L’Histoire, selon Hegel, parait s’identifier avec la Providence divine, une théodicée (du grec «thèos», «Dieu» et «diké», «la justice». La théodicée veut justifier la bonté et la perfection divine, malgré le mal qui règne dans le monde. Elle veut montrer qu'on ne peut pas rendre Dieu responsable des malfaçons du monde.

Tout se passe comme s’il y avait une providence, qui agit au mieux, en se servant des héros de l’histoire, qui deviennent le bras direct du devenir du monde… En marche ! Cette providence qui est, à l’origine, une idée chrétienne, devient l’expression même de la Raison, le monde étant, selon Hegel, intégralement rationnel.

A travers sa vision philosophique de l’histoire, Hegel redonne sens à la notion de providence et donc à l’idée chrétienne que la création est belle et entièrement dirigée par une volonté absolument bonne : «Notre proposition: la Raison gouverne et a gouverné le monde, peut donc s’énoncer sous une forme religieuse et signifier que la Providence divine domine le monde.» («La Raison dans l’Histoire».)

La philosophie de l'histoire de Hegel n'est qu'une théologie providentialiste laïcisée.
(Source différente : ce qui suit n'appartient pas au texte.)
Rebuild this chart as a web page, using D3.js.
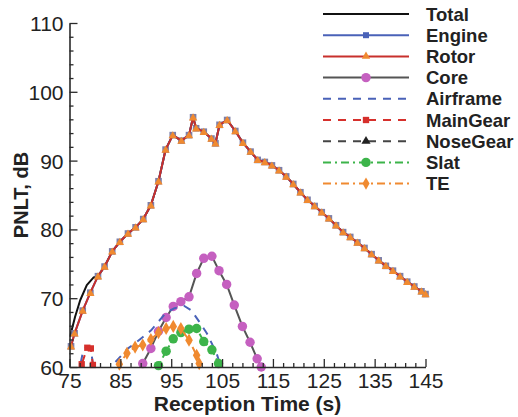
<!DOCTYPE html>
<html><head><meta charset="utf-8">
<script src="https://cdn.jsdelivr.net/npm/d3@7"></script>
<style>
body{margin:0;background:#fff}
svg{display:block;font-family:"Liberation Sans",Arial,Helvetica,sans-serif}
</style>
</head><body>
<svg id="chart" width="518" height="417"></svg>
<script>
// ---------- data ----------
const xTicks = [75, 85, 95, 105, 115, 125, 135, 145];
const yTicks = [60, 70, 80, 90, 100, 110];
const xMinorTicks = [77,79,81,83,87,89,91,93,97,99,101,103,107,109,111,113,117,119,121,123,127,129,131,133,137,139,141,143];
const yMinorTicks = [62,64,66,68,72,74,76,78,82,84,86,88,92,94,96,98,102,104,106,108];

const totalTime = [75.1,76.1,77.1,78.4,79.7,80.6,81.9,83.4,84.9,86.5,88.0,89.5,91.0,92.5,93.9,95.3,97.0,98.5,99.3,99.9,101.4,102.9,103.7,104.5,106.0,107.6,109.1,110.6,112.0,113.4,114.8,116.2,117.6,119.0,120.4,121.8,123.2,124.6,126.0,127.4,128.8,130.2,131.6,133.0,134.4,135.8,137.2,138.6,140.0,141.4,142.8,144.2,145.0];
const totalValues = [64.4,67.3,69.7,71.9,73.0,73.2,74.6,76.8,78.2,79.4,80.3,81.5,83.5,87.0,91.6,93.7,92.9,93.7,96.3,94.7,94.2,93.2,92.5,95.2,95.9,94.3,92.6,91.3,90.1,89.8,89.3,88.6,87.7,86.6,85.4,84.3,83.4,82.5,81.6,80.6,79.6,78.9,78.1,77.3,76.4,75.5,74.7,74.0,73.2,72.4,71.7,71.0,70.6];

const mainTime = [75.3,76.0,77.6,79.1,80.6,81.9,83.4,84.9,86.5,88.0,89.5,91.0,92.5,93.9,95.3,97.0,98.5,99.3,99.9,101.4,102.9,103.7,104.5,106.0,107.6,109.1,110.6,112.0,113.4,114.8,116.2,117.6,119.0,120.4,121.8,123.2,124.6,126.0,127.4,128.8,130.2,131.6,133.0,134.4,135.8,137.2,138.6,140.0,141.4,142.8,144.2,145.0];
const engineValues = [63.0,64.9,68.2,70.8,73.2,74.6,76.8,78.2,79.4,80.3,81.5,83.5,87.0,91.6,93.7,92.9,93.7,96.3,94.7,94.2,93.2,92.5,95.2,95.9,94.3,92.6,91.3,90.1,89.8,89.3,88.6,87.7,86.6,85.4,84.3,83.4,82.5,81.6,80.6,79.6,78.9,78.1,77.3,76.4,75.5,74.7,74.0,73.2,72.4,71.7,71.0,70.6];
const rotorValues = [63.0,64.9,68.2,70.8,73.2,74.6,76.8,78.2,79.4,80.3,81.5,83.5,87.0,91.6,93.7,92.9,93.7,96.3,94.7,94.2,93.2,92.5,95.2,95.9,94.3,92.6,91.3,90.1,89.8,89.3,88.6,87.7,86.6,85.4,84.3,83.4,82.5,81.6,80.6,79.6,78.9,78.1,77.3,76.4,75.5,74.7,74.0,73.2,72.4,71.7,71.0,70.6];

const coreTime = [88.6,89.4,91.0,92.5,94.0,95.4,96.9,98.5,100.0,101.4,103.0,104.4,105.9,107.4,109.0,110.5,111.9,112.7,113.4];
const coreValues = [59.0,60.5,62.7,65.2,67.2,68.8,69.5,70.2,73.6,75.8,76.1,74.0,72.0,69.0,65.9,63.6,61.2,60.0,58.8];

const airframeTime = [76.6,77.6,78.3,79.2,80.0,81.3,82.6,83.5,85.0,86.5,88.0,89.5,91.0,92.5,94.0,95.5,97.5,99.0,100.5,102.0,103.0,104.0,104.8,105.3];
const airframeValues = [58.5,62.0,63.0,62.5,58.5,56.0,58.5,60.3,61.5,62.7,63.5,64.4,65.3,66.6,67.9,68.5,68.9,68.2,66.6,64.9,63.4,61.8,60.0,59.0];

const mainGearTime = [76.8,77.4,78.5,79.2,79.6,80.2];
const mainGearValues = [58.5,60.4,62.8,62.7,60.3,58.5];

const noseGearTime = [80.0,85.0,90.0,95.0,100.0,105.0];
const noseGearValues = [55.0,57.0,58.2,58.6,58.0,56.5];

const slatTime = [91.8,92.5,94.0,95.4,96.9,98.5,100.0,101.4,103.0,104.3,105.0];
const slatValues = [59.0,60.2,62.3,64.1,65.0,65.5,65.6,63.7,62.5,60.5,59.0];

const teTime = [84.0,84.8,86.3,87.9,89.4,91.0,92.5,94.0,95.4,96.9,98.5,100.0,100.5,101.0];
const teValues = [59.0,60.4,62.0,62.9,63.2,64.0,65.0,65.6,65.9,65.6,63.9,61.7,60.5,59.0];

const seriesNames = ["Total","Engine","Rotor","Core","Airframe","MainGear","NoseGear","Slat","TE"];

// ---------- styles ----------
const styles = {
  Total:    {stroke:"#111111", width:2, dash:null,      marker:null,              fill:null,      size:0,  legSize:0},
  Engine:   {stroke:"#4a62b8", width:2, dash:null,      marker:d3.symbolSquare,   fill:"#7d7fa8", size:44, legSize:36},
  Rotor:    {stroke:"#c8302c", width:2, dash:null,      marker:d3.symbolTriangle, fill:"#f08a30", size:30, legSize:30},
  Core:     {stroke:"#555555", width:2, dash:null,      marker:d3.symbolCircle,   fill:"#c560c0", size:70, legSize:70},
  Airframe: {stroke:"#4a62b8", width:2, dash:"8,7",     marker:null,              fill:null,      size:0,  legSize:0},
  MainGear: {stroke:"#d6302c", width:2, dash:"8,7",     marker:d3.symbolSquare,   fill:"#d6302c", size:40, legSize:40},
  NoseGear: {stroke:"#444444", width:2, dash:"8,7",     marker:d3.symbolTriangle, fill:"#222222", size:40, legSize:36},
  Slat:     {stroke:"#3cb44a", width:2, dash:"8,4,2,4", marker:d3.symbolCircle,   fill:"#3cb44a", size:70, legSize:70},
  TE:       {stroke:"#f08a30", width:2, dash:"8,4,2,4", marker:d3.symbolDiamond,  fill:"#f08a30", size:50, legSize:44}
};

const seriesData = {
  Total:    d3.zip(totalTime, totalValues),
  Engine:   d3.zip(mainTime, engineValues),
  Rotor:    d3.zip(mainTime, rotorValues),
  Core:     d3.zip(coreTime, coreValues),
  Airframe: d3.zip(airframeTime, airframeValues),
  MainGear: d3.zip(mainGearTime, mainGearValues),
  NoseGear: d3.zip(noseGearTime, noseGearValues),
  Slat:     d3.zip(slatTime, slatValues),
  TE:       d3.zip(teTime, teValues)
};

// ---------- chart ----------
const svg = d3.select("#chart");
const x = d3.scaleLinear().domain([75,145]).range([69.5,425.5]);
const y = d3.scaleLinear().domain([60,110]).range([367,23]);

svg.append("defs").append("clipPath").attr("id","plotClip")
  .append("rect").attr("x",x(75)).attr("y",y(110)-2)
  .attr("width",x(145)-x(75)).attr("height",y(60)-y(110)+2);

const line = d3.line().x(d=>x(d[0])).y(d=>y(d[1]));

const plot = svg.append("g");
seriesNames.forEach(name=>{
  const st = styles[name];
  const data = seriesData[name];
  plot.append("path").datum(data)
    .attr("clip-path","url(#plotClip)")
    .attr("fill","none").attr("stroke",st.stroke).attr("stroke-width",st.width)
    .attr("stroke-dasharray",st.dash).attr("stroke-linejoin","round")
    .attr("d",line);
  if(st.marker){
    plot.append("g").selectAll("path").data(data.filter(d=>d[1]>=59.8 && d[1]<=110))
      .join("path")
      .attr("transform",d=>`translate(${x(d[0])},${y(d[1])+(name==="Rotor"?0.8:0)})`)
      .attr("d",d3.symbol().type(st.marker).size(st.size))
      .attr("fill",st.fill);
  }
});

// ---------- axes ----------
const axisColor = "#2a2a2a";
function styleAxis(g){
  g.selectAll(".domain").attr("stroke",axisColor).attr("stroke-width",1.6);
  g.selectAll(".tick line").attr("stroke",axisColor).attr("stroke-width",1.3);
  g.selectAll(".tick text").attr("fill","#222").style("font-size","21px");
}
const gx = svg.append("g").attr("transform",`translate(0,${y(60)})`);
gx.call(d3.axisBottom(x).tickValues(xTicks).tickSize(-8).tickSizeOuter(0).tickPadding(6).tickFormat(d3.format("d")));
styleAxis(gx);
const gxm = svg.append("g").attr("transform",`translate(0,${y(60)})`);
gxm.call(d3.axisBottom(x).tickValues(xMinorTicks).tickSize(-4).tickSizeOuter(0).tickFormat(""));
gxm.select(".domain").remove();
styleAxis(gxm);

const gy = svg.append("g").attr("transform",`translate(${x(75)},0)`);
gy.call(d3.axisLeft(y).tickValues(yTicks).tickSize(-8).tickSizeOuter(0).tickPadding(6).tickFormat(d3.format("d")));
styleAxis(gy);
gy.selectAll(".tick text").attr("dy","0.36em");
const gym = svg.append("g").attr("transform",`translate(${x(75)},0)`);
gym.call(d3.axisLeft(y).tickValues(yMinorTicks).tickSize(-4).tickSizeOuter(0).tickFormat(""));
gym.select(".domain").remove();
styleAxis(gym);

// axis titles
svg.append("text").attr("x",(x(75)+x(145))/2).attr("y",411)
  .attr("text-anchor","middle").attr("font-weight","bold").attr("font-size","21px").attr("fill","#222")
  .text("Reception Time (s)");
svg.append("text").attr("transform",`translate(28,${(y(60)+y(110))/2}) rotate(-90)`)
  .attr("text-anchor","middle").attr("font-weight","bold").attr("font-size","20px").attr("fill","#222")
  .text("PNLT, dB");

// ---------- legend ----------
const legend = svg.append("g");
seriesNames.forEach((name,i)=>{
  const st = styles[name];
  const ly = 14 + i*21.2;
  const g = legend.append("g").attr("transform",`translate(0,${ly})`);
  g.append("line").attr("x1",323).attr("x2",409).attr("y1",0).attr("y2",0)
    .attr("stroke",st.stroke).attr("stroke-width",2).attr("stroke-dasharray",st.dash);
  if(st.marker){
    g.append("path").attr("transform","translate(366,0)")
      .attr("d",d3.symbol().type(st.marker).size(st.legSize))
      .attr("fill",name==="Engine"?"#4a62b8":st.fill);
  }
  g.append("text").attr("x",426).attr("y",0).attr("dy","0.36em")
    .attr("font-weight","bold").attr("font-size","18.5px").attr("fill","#222")
    .text(name);
});
</script>
</body></html>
Histoire comme la réalisation de la Jérusalem céleste de l' «Apocalypse» de Saint-Jean.

La philosophie hégélienne offre le danger de tout justifier (les pires atrocités) et de diviniser l’Histoire. Auschwitz était-il nécessaire ? De quoi est-il la nécessité ? L’éthique se résorbe dans l’historique. La philosophie hégélienne de l’Histoire repose sur le postulat du progrès, sur cette idée contestable que le changement va toujours, à long terme, vers un état meilleur, une plus grande réalisation de l’idée de liberté. L’Histoire ne connaît-elle pas des obscurités, des régressions ?
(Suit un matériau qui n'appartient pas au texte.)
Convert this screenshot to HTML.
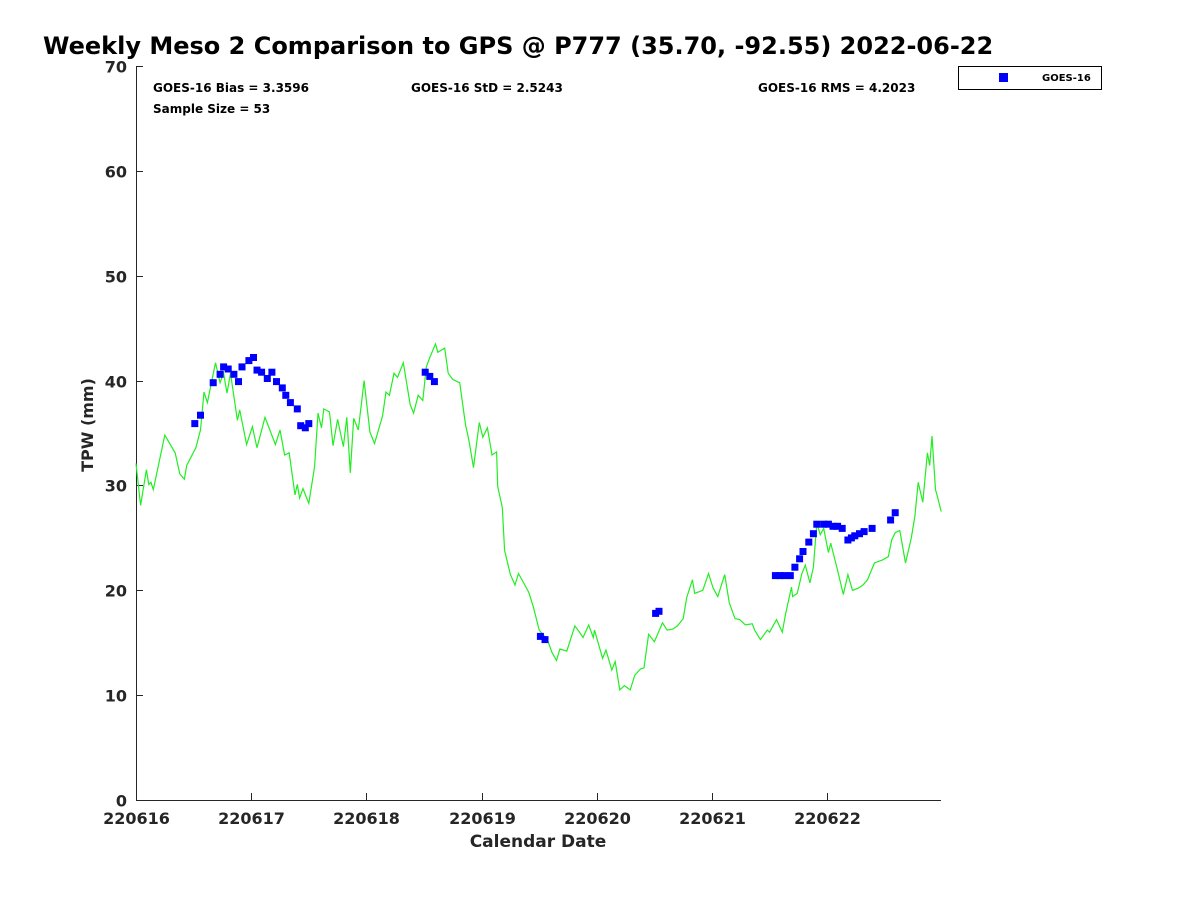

Certes, les progrès scientifiques et techniques peuvent être constatés et mesurés. Mais, au nom de quel critère pourrait-on affirmer un progrès moral ? Les erreurs aussi mènent le monde. L’espoir dans l’avenir de l’humanité est affaire de foi et non de raison.

Dans cette philosophie qui pose l'existence d'une loi immanente à l'Histoire et oriente son déroulement, on ne précise pas la part de liberté des hommes pendant que l'Histoire se déroule. Sont-ils, comme le laisse entendre Hegel, "les instruments aveugles du génie de l'Histoire" ? Auquel cas leurs volitions et leurs intentions sont bien ridiculement insignifiantes lorsqu'on considère celle réalité énorme qu'est l'Histoire. La philosophie hégélienne de l’Histoire tend à nier la liberté humaine puisque l’homme est toujours agi et non agent, voulu et non voulant. Pourtant, si les hommes se couchaient tous, il n'y aurait plus de loi de l'Histoire.

C’est sur ce point que la modernité a pris ses distances avec les philosophies. Nous ne pouvons plus admettre l’idée que les hommes soient les jouets involontaires d’une histoire inéluctable. Cette idée, qu’elle fasse intervenir une finalité providentielle mystérieuse ou qu’elle s’appuie sur un déterminisme inéluctable, nous semble être le fruit de croyances et issue de mythologies auxquels l’homme moderne n’adhère plus.